La realidad es que Ramón Lunar, el pelotero, es hijo de mi primo Ramón Lunar y nieto de otro Ramón Lunar; este último uno de los más queridos primos de mi padre. Ramoncito, le llamábamos al viejo. Un hombre de fortaleza física inigualable. Se dice que en sus tiempos de montero era capaz de agarrar una novilla con su mano derecha por el cogote y hacerle doblar las piernas hasta echarse en el suelo.

De Ramoncito siempre recordaré su imagen, sentado en un banco del parque del poblado de Corralillo, esperando la guagua que traía a los escritores para la feria del libro y con las sanas intenciones de envolverme en un abrazo, embutirme primero una botella de ron y luego un plato de arroz con frijoles y carne de puerco frita. Así, los hijos de Ramoncito: Ramón, Ahmed y Andy son mis primos. Y su nieto, el pelotero, para mi orgullo y gracias a nuestro poco común apellido, más que mi primo tercero ha pasado a ser mi hijo.

A Caruca la conocí por azar, cuando fui invitado a una feria del libro en Quemado de Güines. Los amigos prepararon un encuentro y celebramos juntos el campeonato recién ganado por Villa Clara. Ese día el muchacho no pudo estar con nosotros, pues estaba en la concentración de la preselección nacional de la cual saldría el equipo Cuba para un tope internacional en La Habana. Ramón Lunar fue el primera base de ese equipo Cuba. Esa vez me quedé con las ganas de hacerme una foto con mi hijo el pelotero junto a su madre, pero espero que la vida nos dé un nuevo turno al bate, los tres frente a una cámara.

Realmente nos veíamos poco mi hijo el pelotero y yo, pero cuando hospedaban a los jugadores en el Hotel Santa Clara Libre, yo pasaba a saludarle y a veces nos sentábamos en el parque a conversar de cosas sencillas.

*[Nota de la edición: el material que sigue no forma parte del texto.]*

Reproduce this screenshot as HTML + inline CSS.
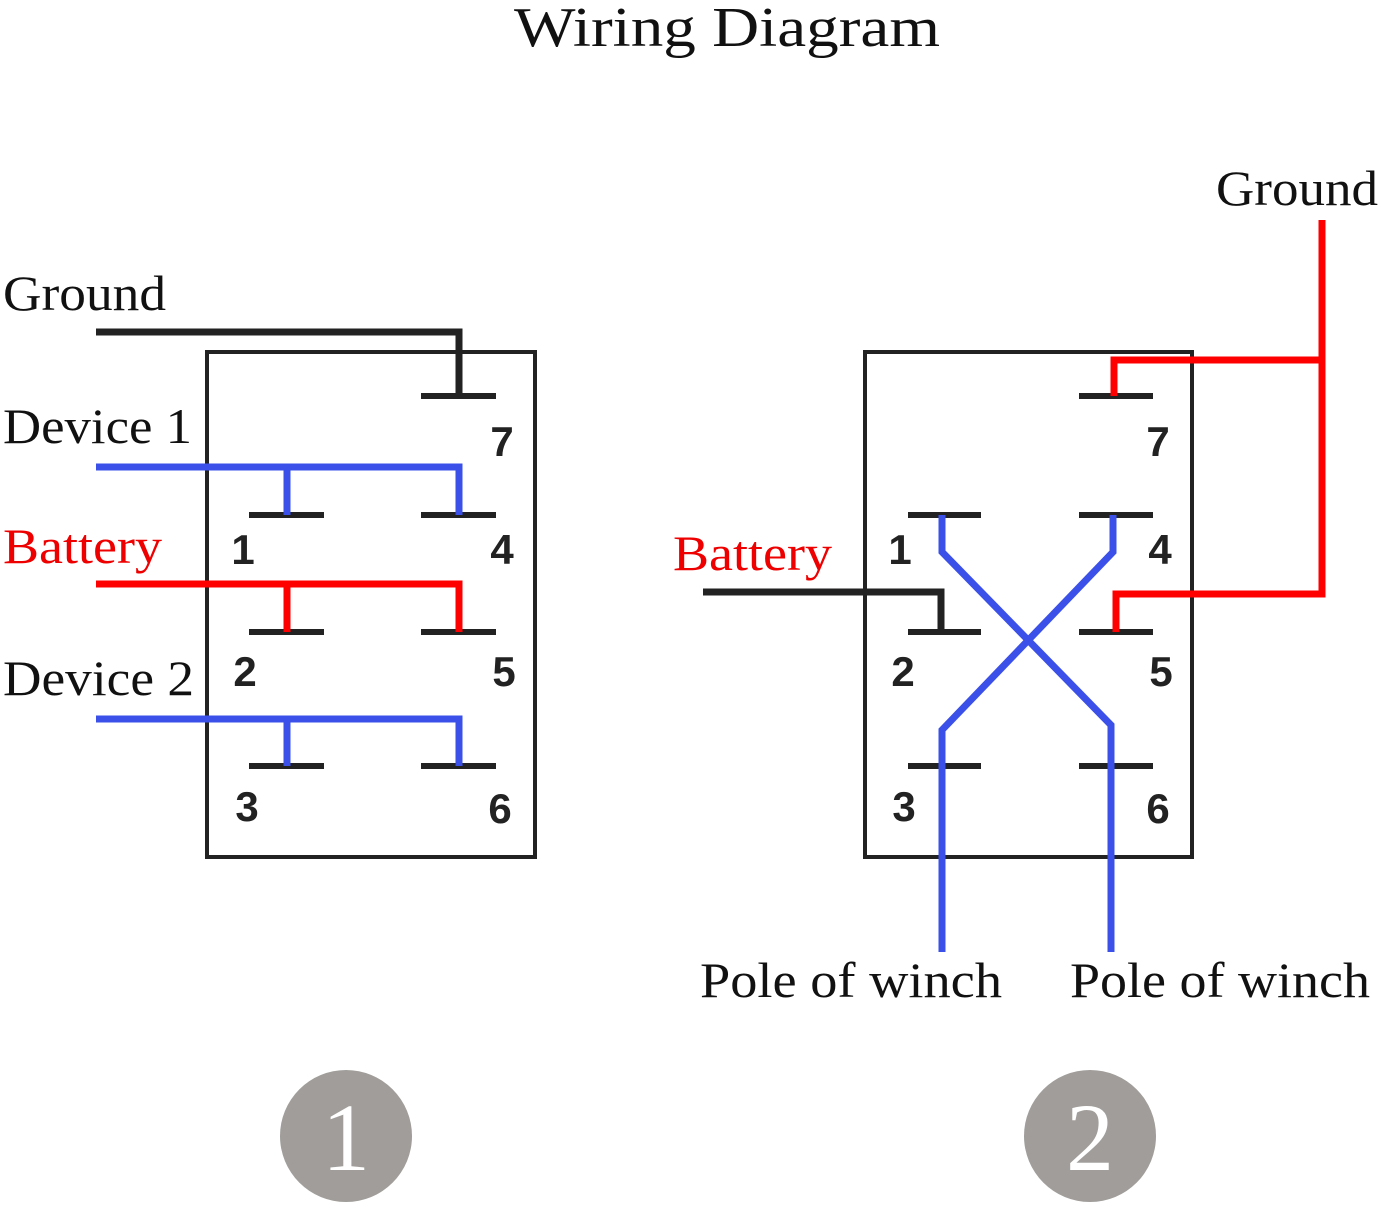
<!DOCTYPE html>
<html><head><meta charset="utf-8"><style>body{margin:0;background:#fff}</style></head><body>
<svg width="1382" height="1205" viewBox="0 0 1382 1205" xmlns="http://www.w3.org/2000/svg">
<g font-family="Liberation Serif, serif" lengthAdjust="spacingAndGlyphs">
<text x="514" y="46" font-size="56" fill="#111" textLength="426" lengthAdjust="spacingAndGlyphs">Wiring Diagram</text>
<text x="3" y="310" font-size="50" fill="#111" textLength="163" lengthAdjust="spacingAndGlyphs">Ground</text>
<text x="3" y="443" font-size="50" fill="#111" textLength="189" lengthAdjust="spacingAndGlyphs">Device 1</text>
<text x="3" y="563" font-size="50" fill="#e00" textLength="159" lengthAdjust="spacingAndGlyphs">Battery</text>
<text x="3" y="695" font-size="50" fill="#111" textLength="191" lengthAdjust="spacingAndGlyphs">Device 2</text>
<text x="1216" y="205" font-size="50" fill="#111" textLength="162" lengthAdjust="spacingAndGlyphs">Ground</text>
<text x="673" y="570" font-size="50" fill="#e00" textLength="159" lengthAdjust="spacingAndGlyphs">Battery</text>
<text x="700" y="997" font-size="50" fill="#111" textLength="302" lengthAdjust="spacingAndGlyphs">Pole of winch</text>
<text x="1070" y="997" font-size="50" fill="#111" textLength="300" lengthAdjust="spacingAndGlyphs">Pole of winch</text>
</g>
<g fill="none" stroke="#222" stroke-width="4">
<rect x="207" y="352" width="328" height="505"/>
<rect x="865" y="352" width="327" height="505"/>
</g>
<g stroke="#222" stroke-width="6">
<line x1="421" y1="396" x2="496" y2="396"/><line x1="249" y1="515" x2="324" y2="515"/><line x1="421" y1="515" x2="496" y2="515"/>
<line x1="249" y1="632" x2="324" y2="632"/><line x1="421" y1="632" x2="496" y2="632"/><line x1="249" y1="766" x2="324" y2="766"/><line x1="421" y1="766" x2="496" y2="766"/>
<line x1="1079" y1="396" x2="1153" y2="396"/><line x1="908" y1="515" x2="981" y2="515"/><line x1="1079" y1="515" x2="1153" y2="515"/>
<line x1="908" y1="632" x2="981" y2="632"/><line x1="1079" y1="632" x2="1153" y2="632"/><line x1="908" y1="766" x2="981" y2="766"/><line x1="1079" y1="766" x2="1153" y2="766"/>
</g>
<g font-family="Liberation Sans, sans-serif" font-weight="bold" font-size="42" fill="#222" text-anchor="middle">
<text x="502" y="456">7</text><text x="243" y="564">1</text><text x="502" y="564">4</text><text x="245" y="686">2</text><text x="504" y="686">5</text><text x="247" y="821">3</text><text x="500" y="823">6</text>
<text x="1158" y="456">7</text><text x="900" y="564">1</text><text x="1160" y="564">4</text><text x="903" y="686">2</text><text x="1161" y="686">5</text><text x="904" y="821">3</text><text x="1158" y="823">6</text>
</g>
<g fill="none" stroke-width="7">
<polyline stroke="#222" points="96,332 459,332 459,396"/>
<polyline stroke="#3a50e8" points="96,467 459,467 459,515"/><line stroke="#3a50e8" x1="287" y1="467" x2="287" y2="515"/>
<polyline stroke="#f00" points="96,584 459,584 459,632"/><line stroke="#f00" x1="287" y1="584" x2="287" y2="632"/>
<polyline stroke="#3a50e8" points="96,719 459,719 459,766"/><line stroke="#3a50e8" x1="287" y1="719" x2="287" y2="766"/>
<polyline stroke="#f00" points="1322,220 1322,594 1116,594 1116,632"/>
<polyline stroke="#f00" points="1322,360 1114,360 1114,396"/>
<polyline stroke="#222" points="703,592 941,592 941,632"/>
<polyline stroke="#3a50e8" points="942,515 942,552 1111,725 1111,952"/>
<polyline stroke="#3a50e8" points="1113,515 1113,552 942,730 942,952"/>
</g>
<circle cx="346" cy="1136" r="66" fill="#a09d9a"/>
<circle cx="1090" cy="1136" r="66" fill="#a09d9a"/>
<g font-family="Liberation Serif, serif" font-size="96" fill="#fff" text-anchor="middle">
<text x="346" y="1170">1</text><text x="1090" y="1170">2</text>
</g>
</svg>
</body></html>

Debo confesar que desde que Ramón Lunar salió a buscar nuevos horizontes para su desarrollo profesional es muy raro el día en que no lo extrañe. Y no es solo porque los Lunar tenemos un punto sentimental, es que siento su ausencia en el equipo Villa Clara. Y también está la gente, esa que a diario me pregunta:

–¿Cómo le va al muchacho? ¿Todavía anda por México? ¿Ya se hizo agente libre?

O simplemente me comenta:

–¡Oye Ramón, qué clase de pelotero ese muchacho tuyo!